**Required task:**
Scan the lines below for the word "with". Copy each line you find it in.

### Information provided

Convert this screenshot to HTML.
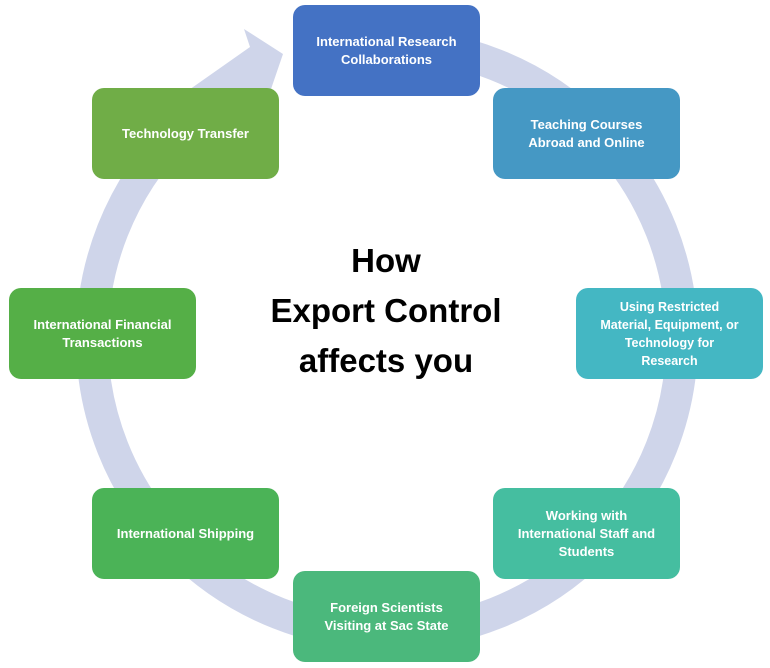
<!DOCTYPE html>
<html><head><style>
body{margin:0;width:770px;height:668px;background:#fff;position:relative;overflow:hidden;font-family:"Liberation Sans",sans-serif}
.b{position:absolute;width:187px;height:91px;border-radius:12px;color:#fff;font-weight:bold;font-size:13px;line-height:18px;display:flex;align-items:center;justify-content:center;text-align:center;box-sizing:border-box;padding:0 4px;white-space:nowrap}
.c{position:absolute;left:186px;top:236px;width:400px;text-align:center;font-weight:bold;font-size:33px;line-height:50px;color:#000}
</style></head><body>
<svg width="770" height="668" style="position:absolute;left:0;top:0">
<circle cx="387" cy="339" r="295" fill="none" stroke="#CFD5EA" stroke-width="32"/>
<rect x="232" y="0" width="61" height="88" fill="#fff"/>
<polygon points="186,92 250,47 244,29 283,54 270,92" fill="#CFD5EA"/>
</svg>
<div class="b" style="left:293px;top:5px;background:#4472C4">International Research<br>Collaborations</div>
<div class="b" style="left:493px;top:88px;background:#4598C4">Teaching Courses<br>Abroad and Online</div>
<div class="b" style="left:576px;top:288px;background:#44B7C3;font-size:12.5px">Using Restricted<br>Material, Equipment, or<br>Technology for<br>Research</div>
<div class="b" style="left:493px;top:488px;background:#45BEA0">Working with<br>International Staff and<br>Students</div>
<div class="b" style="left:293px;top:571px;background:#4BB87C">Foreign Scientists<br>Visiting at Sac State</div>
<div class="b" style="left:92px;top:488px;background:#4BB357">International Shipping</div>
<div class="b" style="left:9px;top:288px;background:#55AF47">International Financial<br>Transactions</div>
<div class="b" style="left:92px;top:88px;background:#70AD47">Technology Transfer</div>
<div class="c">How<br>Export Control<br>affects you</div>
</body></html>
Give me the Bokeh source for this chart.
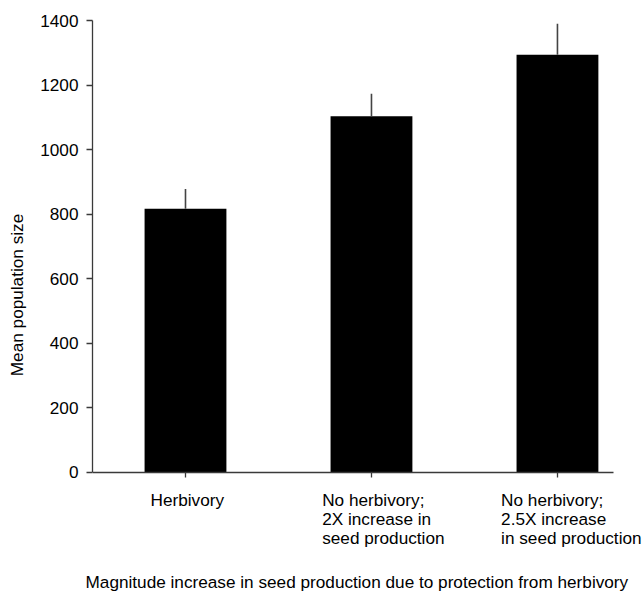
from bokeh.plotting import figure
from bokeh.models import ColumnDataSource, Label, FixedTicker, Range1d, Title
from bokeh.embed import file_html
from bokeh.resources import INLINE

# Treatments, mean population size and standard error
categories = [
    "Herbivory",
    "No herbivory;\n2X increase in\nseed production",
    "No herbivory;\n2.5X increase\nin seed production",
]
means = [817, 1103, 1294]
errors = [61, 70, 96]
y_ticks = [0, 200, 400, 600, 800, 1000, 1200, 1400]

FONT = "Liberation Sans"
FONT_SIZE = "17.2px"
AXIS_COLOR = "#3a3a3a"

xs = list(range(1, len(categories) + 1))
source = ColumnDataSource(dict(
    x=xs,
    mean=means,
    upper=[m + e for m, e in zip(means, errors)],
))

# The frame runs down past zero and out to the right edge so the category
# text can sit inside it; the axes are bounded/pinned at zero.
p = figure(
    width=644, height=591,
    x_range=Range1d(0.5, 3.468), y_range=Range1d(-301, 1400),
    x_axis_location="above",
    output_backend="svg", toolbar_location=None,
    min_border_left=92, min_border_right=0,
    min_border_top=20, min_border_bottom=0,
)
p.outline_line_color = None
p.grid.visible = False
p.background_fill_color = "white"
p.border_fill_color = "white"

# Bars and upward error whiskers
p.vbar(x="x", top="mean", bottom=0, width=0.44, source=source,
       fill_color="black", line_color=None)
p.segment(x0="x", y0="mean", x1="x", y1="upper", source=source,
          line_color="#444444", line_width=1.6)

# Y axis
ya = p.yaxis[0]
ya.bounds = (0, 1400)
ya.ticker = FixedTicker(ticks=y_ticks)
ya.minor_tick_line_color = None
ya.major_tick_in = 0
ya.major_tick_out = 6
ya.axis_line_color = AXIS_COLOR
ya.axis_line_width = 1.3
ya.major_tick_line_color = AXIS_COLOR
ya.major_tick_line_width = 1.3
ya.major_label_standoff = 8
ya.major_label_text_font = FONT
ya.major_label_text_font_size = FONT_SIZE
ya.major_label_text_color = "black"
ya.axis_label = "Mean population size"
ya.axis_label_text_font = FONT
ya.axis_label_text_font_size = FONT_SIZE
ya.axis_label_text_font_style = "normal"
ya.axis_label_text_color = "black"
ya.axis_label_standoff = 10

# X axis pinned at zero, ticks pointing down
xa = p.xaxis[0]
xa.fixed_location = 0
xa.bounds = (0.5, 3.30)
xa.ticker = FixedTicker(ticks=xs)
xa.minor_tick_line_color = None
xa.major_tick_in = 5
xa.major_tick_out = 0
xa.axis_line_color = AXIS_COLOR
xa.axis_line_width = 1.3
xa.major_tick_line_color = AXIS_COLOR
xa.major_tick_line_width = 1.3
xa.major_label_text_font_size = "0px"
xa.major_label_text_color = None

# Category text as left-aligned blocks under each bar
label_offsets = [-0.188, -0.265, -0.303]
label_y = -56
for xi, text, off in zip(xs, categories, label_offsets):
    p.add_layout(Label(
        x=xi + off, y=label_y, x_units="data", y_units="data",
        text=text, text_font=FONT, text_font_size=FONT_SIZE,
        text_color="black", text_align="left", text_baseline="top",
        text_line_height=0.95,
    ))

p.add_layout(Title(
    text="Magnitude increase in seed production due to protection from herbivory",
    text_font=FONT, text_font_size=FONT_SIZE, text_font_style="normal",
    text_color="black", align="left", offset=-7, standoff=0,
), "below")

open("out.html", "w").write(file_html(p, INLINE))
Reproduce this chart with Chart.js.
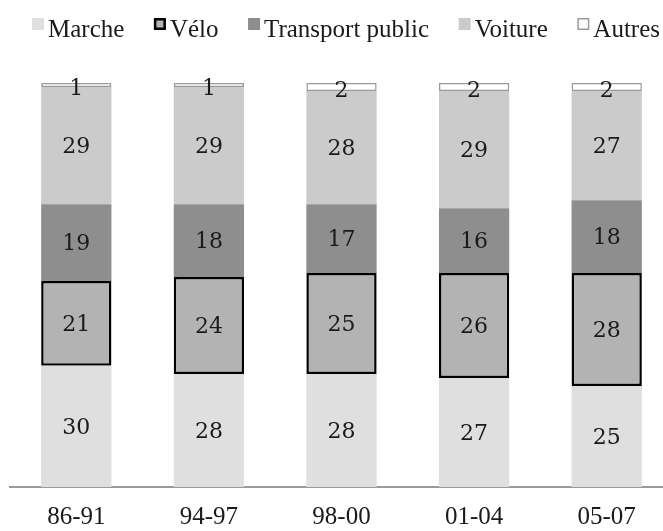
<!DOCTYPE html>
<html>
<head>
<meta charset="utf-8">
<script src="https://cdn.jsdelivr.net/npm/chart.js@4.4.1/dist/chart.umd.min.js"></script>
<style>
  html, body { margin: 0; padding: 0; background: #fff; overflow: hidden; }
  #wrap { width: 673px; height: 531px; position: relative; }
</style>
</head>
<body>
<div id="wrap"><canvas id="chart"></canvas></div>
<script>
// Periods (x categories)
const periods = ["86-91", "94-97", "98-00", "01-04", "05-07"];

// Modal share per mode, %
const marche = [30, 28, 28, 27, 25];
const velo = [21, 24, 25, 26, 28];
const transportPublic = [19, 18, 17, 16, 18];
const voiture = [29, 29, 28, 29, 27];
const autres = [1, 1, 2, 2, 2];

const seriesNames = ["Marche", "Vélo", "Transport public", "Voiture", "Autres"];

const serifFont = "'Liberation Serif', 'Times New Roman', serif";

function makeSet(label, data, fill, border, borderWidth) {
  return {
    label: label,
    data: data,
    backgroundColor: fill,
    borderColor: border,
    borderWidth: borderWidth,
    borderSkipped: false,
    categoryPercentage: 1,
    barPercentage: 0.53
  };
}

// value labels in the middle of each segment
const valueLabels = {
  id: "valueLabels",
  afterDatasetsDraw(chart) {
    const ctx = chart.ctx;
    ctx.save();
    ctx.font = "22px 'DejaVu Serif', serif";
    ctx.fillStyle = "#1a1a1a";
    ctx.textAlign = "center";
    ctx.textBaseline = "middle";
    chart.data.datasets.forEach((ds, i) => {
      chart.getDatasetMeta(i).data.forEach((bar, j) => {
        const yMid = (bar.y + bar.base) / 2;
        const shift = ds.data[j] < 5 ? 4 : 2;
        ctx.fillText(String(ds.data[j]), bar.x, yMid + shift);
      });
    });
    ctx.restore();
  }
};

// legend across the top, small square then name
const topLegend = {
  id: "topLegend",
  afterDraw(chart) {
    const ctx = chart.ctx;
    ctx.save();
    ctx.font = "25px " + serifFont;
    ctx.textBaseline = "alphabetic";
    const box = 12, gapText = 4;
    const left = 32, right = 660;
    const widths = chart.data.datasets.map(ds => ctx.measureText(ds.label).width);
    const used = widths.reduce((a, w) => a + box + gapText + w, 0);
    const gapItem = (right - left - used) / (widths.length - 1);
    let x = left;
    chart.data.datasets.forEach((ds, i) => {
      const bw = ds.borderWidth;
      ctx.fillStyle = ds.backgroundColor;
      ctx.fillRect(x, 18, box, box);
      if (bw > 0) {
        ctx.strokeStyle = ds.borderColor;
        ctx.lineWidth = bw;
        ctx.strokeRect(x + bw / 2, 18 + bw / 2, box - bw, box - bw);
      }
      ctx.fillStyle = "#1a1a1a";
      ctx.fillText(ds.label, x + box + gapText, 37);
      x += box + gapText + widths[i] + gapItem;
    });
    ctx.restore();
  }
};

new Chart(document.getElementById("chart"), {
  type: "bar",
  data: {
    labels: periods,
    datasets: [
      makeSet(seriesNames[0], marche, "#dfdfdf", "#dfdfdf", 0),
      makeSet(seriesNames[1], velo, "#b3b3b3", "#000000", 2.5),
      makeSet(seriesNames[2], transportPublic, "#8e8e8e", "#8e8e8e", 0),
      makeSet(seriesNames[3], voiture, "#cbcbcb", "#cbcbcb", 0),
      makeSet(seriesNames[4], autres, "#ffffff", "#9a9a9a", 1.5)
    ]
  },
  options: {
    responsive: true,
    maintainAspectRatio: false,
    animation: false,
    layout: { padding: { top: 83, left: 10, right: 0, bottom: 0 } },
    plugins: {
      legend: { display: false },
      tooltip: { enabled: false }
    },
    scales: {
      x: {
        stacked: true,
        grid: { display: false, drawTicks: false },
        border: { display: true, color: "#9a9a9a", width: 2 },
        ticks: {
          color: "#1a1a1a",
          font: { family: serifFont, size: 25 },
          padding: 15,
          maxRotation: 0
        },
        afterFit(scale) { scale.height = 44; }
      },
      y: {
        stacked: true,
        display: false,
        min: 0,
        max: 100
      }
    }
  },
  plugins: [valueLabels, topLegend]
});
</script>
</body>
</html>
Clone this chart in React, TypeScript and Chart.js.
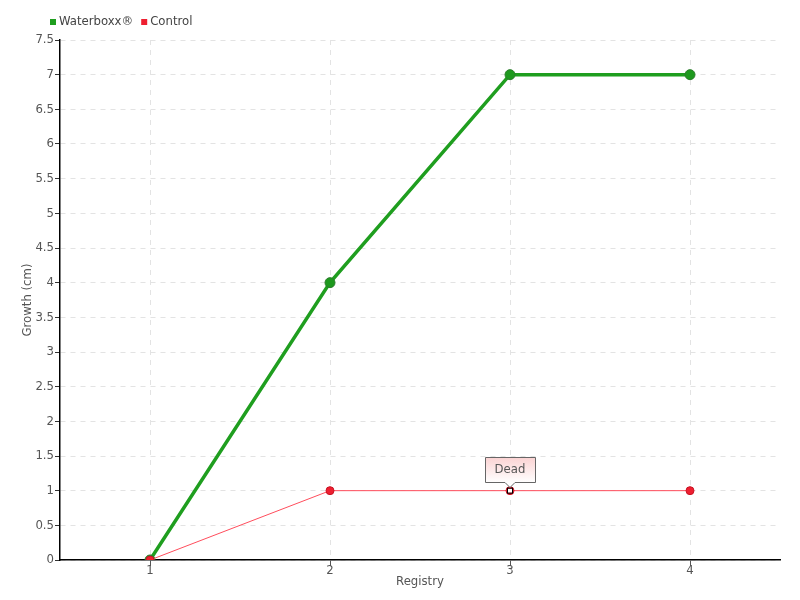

######

**Answer:**
<div class="b" style="left:493px;top:488px;background:#45BEA0">Working with<br>International Staff and<br>Students</div>
Reproduce this chart with Chart.js.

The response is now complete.